Sie erwarteten das unmittelbare Abtauchen der Gruppe ....«   Doch wieder geschah das Gegenteil: Fritz  und Co. machten seelenruhig weiter. Schließlich wählte das Trio zum Bombenbauen ausgerechnet das idyllische Sauerland-Dörfchen Oberschledorn aus. »Man kennt sich und die Feriengäste in dem Dorf, in dem rund 900 Menschen leben«, schreibt die FAZ über das Kaff. In dieser Umgebung, inmitten der Sommerfrischler und Wanderfreunde, mußten die langhaarigen, bärtigen bzw. glatzköpfigen Finsterlinge wie die Panzerknacker bei einem Donald Duck-Kindergeburtstag auffallen. Warum mieteten sie sich nicht, wie weiland die RAF-Leute, in einem anonymen Hochhaus mit Tiefgarage und Autobahnanschluß ein? 

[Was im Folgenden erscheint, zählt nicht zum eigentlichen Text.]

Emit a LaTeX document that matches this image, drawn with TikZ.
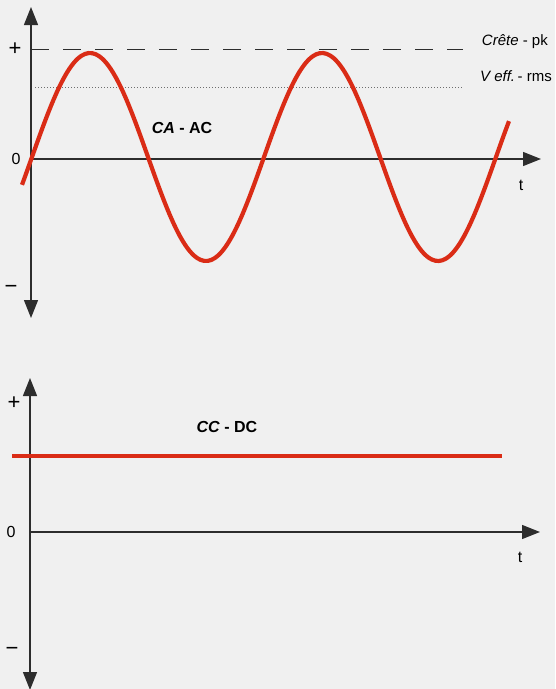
\documentclass[tikz,border=0pt]{standalone}
\usepackage{fontspec}
\setmainfont{Liberation Sans}
\usepackage{xcolor}
\definecolor{acred}{RGB}{218,44,22}
\definecolor{pagegray}{RGB}{240,240,240}
\definecolor{axisgray}{RGB}{45,45,45}
\definecolor{rmsgray}{RGB}{110,110,110}
\usetikzlibrary{arrows.meta,positioning,calc}

\begin{document}
\begin{tikzpicture}[x=1pt, y=-1pt,
  axis/.style={line width=1.3pt, axisgray, -{Triangle[length=18pt, width=14pt]}},
  lbl/.style={font=\fontsize{16}{19}\selectfont, inner sep=0pt},
  side/.style={font=\fontsize{15}{18}\selectfont, inner sep=0pt, anchor=east},
  sgn/.style={font=\fontsize{22}{25}\selectfont, inner sep=0pt}]
  % page
  \fill[pagegray] (0,0) rectangle (555,689);
  \useasboundingbox (0,0) rectangle (555,689);

  %--- AC plot ---
  \coordinate (acO) at (31,159);
  \coordinate (acTop) at (31,7);
  \coordinate (acBot) at (31,318);
  \coordinate (acEnd) at (541,159);
  \draw[axis] (acO) -- (acTop);
  \draw[axis] (acO) -- (acBot);
  \draw[axis] (acO) -- (acEnd);

  % crest and rms levels
  \coordinate (pkL) at (31,49);
  \coordinate (pkR) at (463,49);
  \coordinate (rmsL) at (35,87);
  \coordinate (rmsR) at (463,87);
  \draw[line width=1pt, axisgray, dash pattern=on 18pt off 14pt] (pkL) -- (pkR);
  \draw[line width=0.9pt, rmsgray, dash pattern=on 1pt off 2pt] (rmsL) -- (rmsR);

  % sine wave
  \draw[acred, line width=4.2pt]
    plot[domain=22:509, samples=140, smooth] (\x, {157 - 104*sin((\x-32)/232*360)});

  \node[sgn] (acplus) at (15,49) {+};
  \node[lbl] (aczero) at (16,159) {0};
  \node[sgn] (acminus) at (11,289) {−};
  \node[lbl] (act) at (521,185) {t};
  \node[lbl, font=\fontsize{16}{19}\selectfont\bfseries] (aclabel) at (182,128) {\textit{CA} - AC};
  \node[side] (crest) at (548,42) {\textit{Crête} - pk};
  \node[side] (rms) at (552,76) {\textit{V eff.}\,- rms};

  %--- DC plot ---
  \coordinate (dcO) at (30,532);
  \coordinate (dcTop) at (30,378);
  \coordinate (dcBot) at (30,690);
  \coordinate (dcEnd) at (540,532);
  \draw[axis] (dcO) -- (dcTop);
  \draw[axis] (dcO) -- (dcBot);
  \draw[axis] (dcO) -- (dcEnd);

  % constant level
  \coordinate (dcL) at (12,456);
  \coordinate (dcR) at (502,456);
  \draw[acred, line width=4pt] (dcL) -- (dcR);

  \node[sgn] (dcplus) at (14,403) {+};
  \node[lbl] (dczero) at (11,532) {0};
  \node[sgn] (dcminus) at (12,651) {−};
  \node[lbl] (dct) at (520,557) {t};
  \node[lbl, font=\fontsize{16}{19}\selectfont\bfseries] (dclabel) at (227,427) {\textit{CC} - DC};
\end{tikzpicture}
\end{document}
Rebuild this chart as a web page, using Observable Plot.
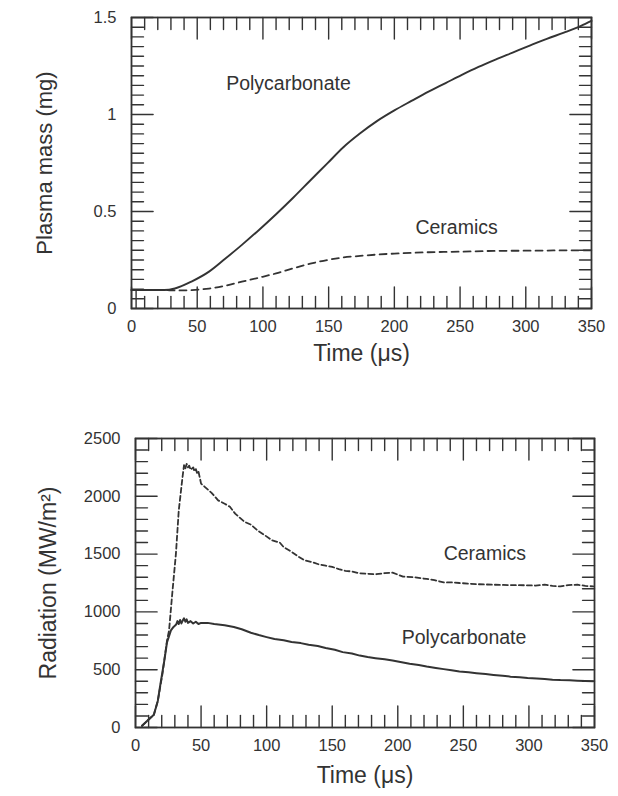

Aufschlußreich ist auch die unmittelbare Vorgeschichte des polizeilichen Zugriffs am 4. 9.: Am 3. September fuhren die drei tagsüber mit aufgeblendetem Licht und wurden deshalb von einer Verkehrskontrolle angehalten. Obwohl einer der Streifenpolizisten bei der Kontrolle unvorsichtig laut zu einem Kollegen sagte, daß die PKW-Insassen »auf einer BKA-Liste«

stünden, konnten sie weiterfahren. Das deutlichste Beispiel für das Verhältnis von vermeintlichen Jägern und vermeintlichen Gejagten gab schließlich Spiegel-Online zum besten, leider ohne Hinweis auf den genauen Zeitpunkt des Geschehens. Eines Tages jedenfalls hätten sich die drei über ihre Observanten geärgert. Daraufhin »stieg einer der Islamisten ... an einer roten Ampel aus und schlitzte die Reifen eines Verfolgerwagens des Verfassungsschutzes auf.« Vieles ist an der Geschichte vom  » Terror-Fritz« und seinen zwei Komplizen noch aufzuklären. Aber eines ist klar: So, wie sie vorgegangen sind, hätten sie niemals einen Mega-Anschlag durchführen können. 

Zur Auflösung des Rätsels gibt es drei Theorien. Entweder die Truppe war zu blöd, ihre kriminelle Energie zielführend einzusetzen, so wie im Film von Woody Allen gezeigt. Oder, das vermutet FAZ-Autor Peter Carstens, sie wollte durch ihr auffälliges Agieren die Sicherheitsbehörden von anderen Terrorzellen ablenken, die in der Zwischenzeit unbehelligt ihre eigenen Planungen weitertreiben konnten. Oder die drei fühlten sich vor einer Verhaftung geschützt, weil sie einen Inside-Job ausführten und glaubten, Protektion von höchster Stelle zu genießen. Beim gegenwärtigen Erkenntnisstand sollte man keine dieser Möglichkeiten ausschließen. Vielleicht sind auch alle drei wahr: Drei besonders irre Typen wurden von einer Geheimdiensttruppe angefixt, um den Rest des Sicherheitsapparats auf Trab zu halten und von den wirklich gefährlichen Terroristen abzuziehen. Schäubles Aussage, von Entwarnung könne keine Rede sein, wäre dann auf perverse Weise richtig.